ナチスに無自覚・無批判なのは決して日本サッカー界だけの問題ではない
「こういうことがわからないというのは日本人だから仕方ないのかな、と思うけれど……」
オロウィッツはあきらめにも近い口調である。
そのオロウィッツが、ナチスのエンブレムを使うガンバ大阪のサポーターを告発する書き込みをすると、心ない誹謗中傷が当のガンバサポーターの一部から浴びせられたという。「ボクはもっと大人になって黙っているべきだったのかもしれない」ともいう。しかし、それは間違いだ。ユダヤ系の彼には声を大にして日本社会に訴えかける権利がある。

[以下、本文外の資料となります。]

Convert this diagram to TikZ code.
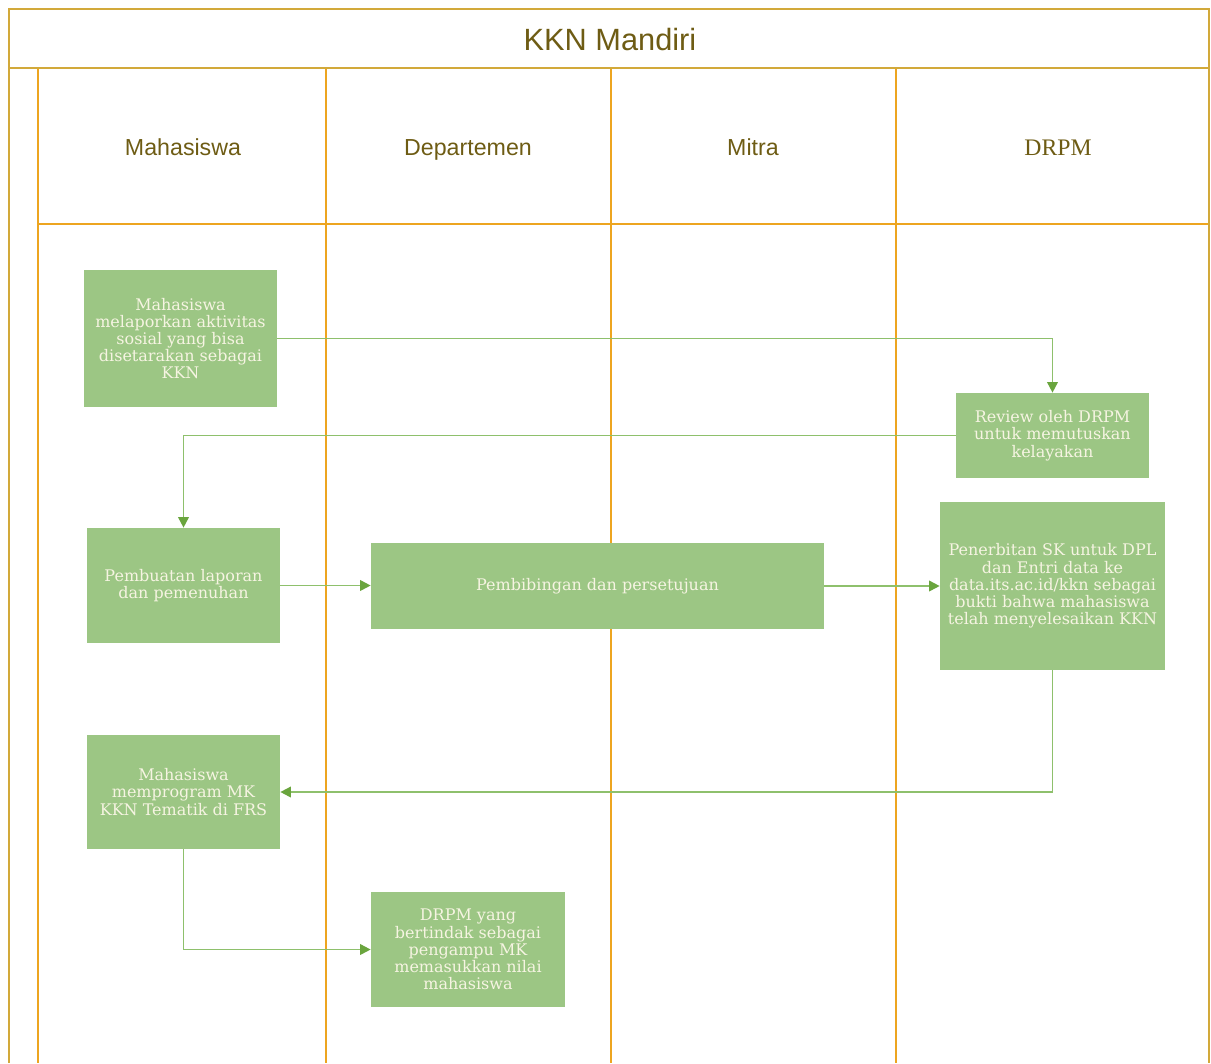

前述のアイドルグループのナチス風衣装の一件でも、「ナチスの衣装でなにが悪いのか」「ここは日本だ。ナチスは関係ない」といった声がネットでは渦巻いた。このことからもわかるように、日本におけるナチスに対する無理解……というかナチスに迫害された立場の人間に対する理解が足りないことは、なにもサッカーや芸能界のみならず、日本社会全般に蔓延しているものなのだ。
麻生太郎財務大臣による「ナチスに見習ったらどうかね」という発言があったのもまだ記憶に残る話だろう。この発言の趣旨がいかなるものであろうと、ナチスを肯定するような発言やファッションを含めて、世界的にはタブーなことをもっと知るべきなのではないか。
インターネットは世界の情報の流通速度を飛躍的に高め、日本の問題はすぐさま世界に伝わる。そのときに、日本のイメージダウンは避けられない。日本にも多くの在日外国人がいて、これは増えることはあれど減ることはない。むしろそれが前提の社会として考えなければならないはずだ。もちろんそれは、政治・思想・宗教の話はタブーとするような事なかれ主義なのではなく、明確にナチスの差別問題とジェノサイドの歴史認識の問題と捉えねばならない。
Jリーグの村井満チェアマンは、このガンバ大阪のナチス旗の問題について2014年におきた“JAPANESE ONLY”の一件を引き合いに出してコメントした。
「私がチェアマンに就任した2014年に『ジャパニーズオンリー』があって、あの差別問題だけでなく、いろいろな政治的メッセージとか、さまざまなことをケアしなければいけないとあのときに確認しあった」
あの時の対応は、差別問題に強い決意で立ち向かえなかった浦和レッズに対して、逆にすばやいアクションで強い措置に出たJリーグは関係者からは評価された。しかし、結局は繰り返しになってしまったことも否めない。
一方で、翌年、黒人選手を差別するともとられかねない行為をサポーターが行った横浜F・マリノスは、約2年間にわたり法務省の人権擁護局のテキストを使いながらクラブ主催の反差別の教育プログラムをサポーター対象に行った。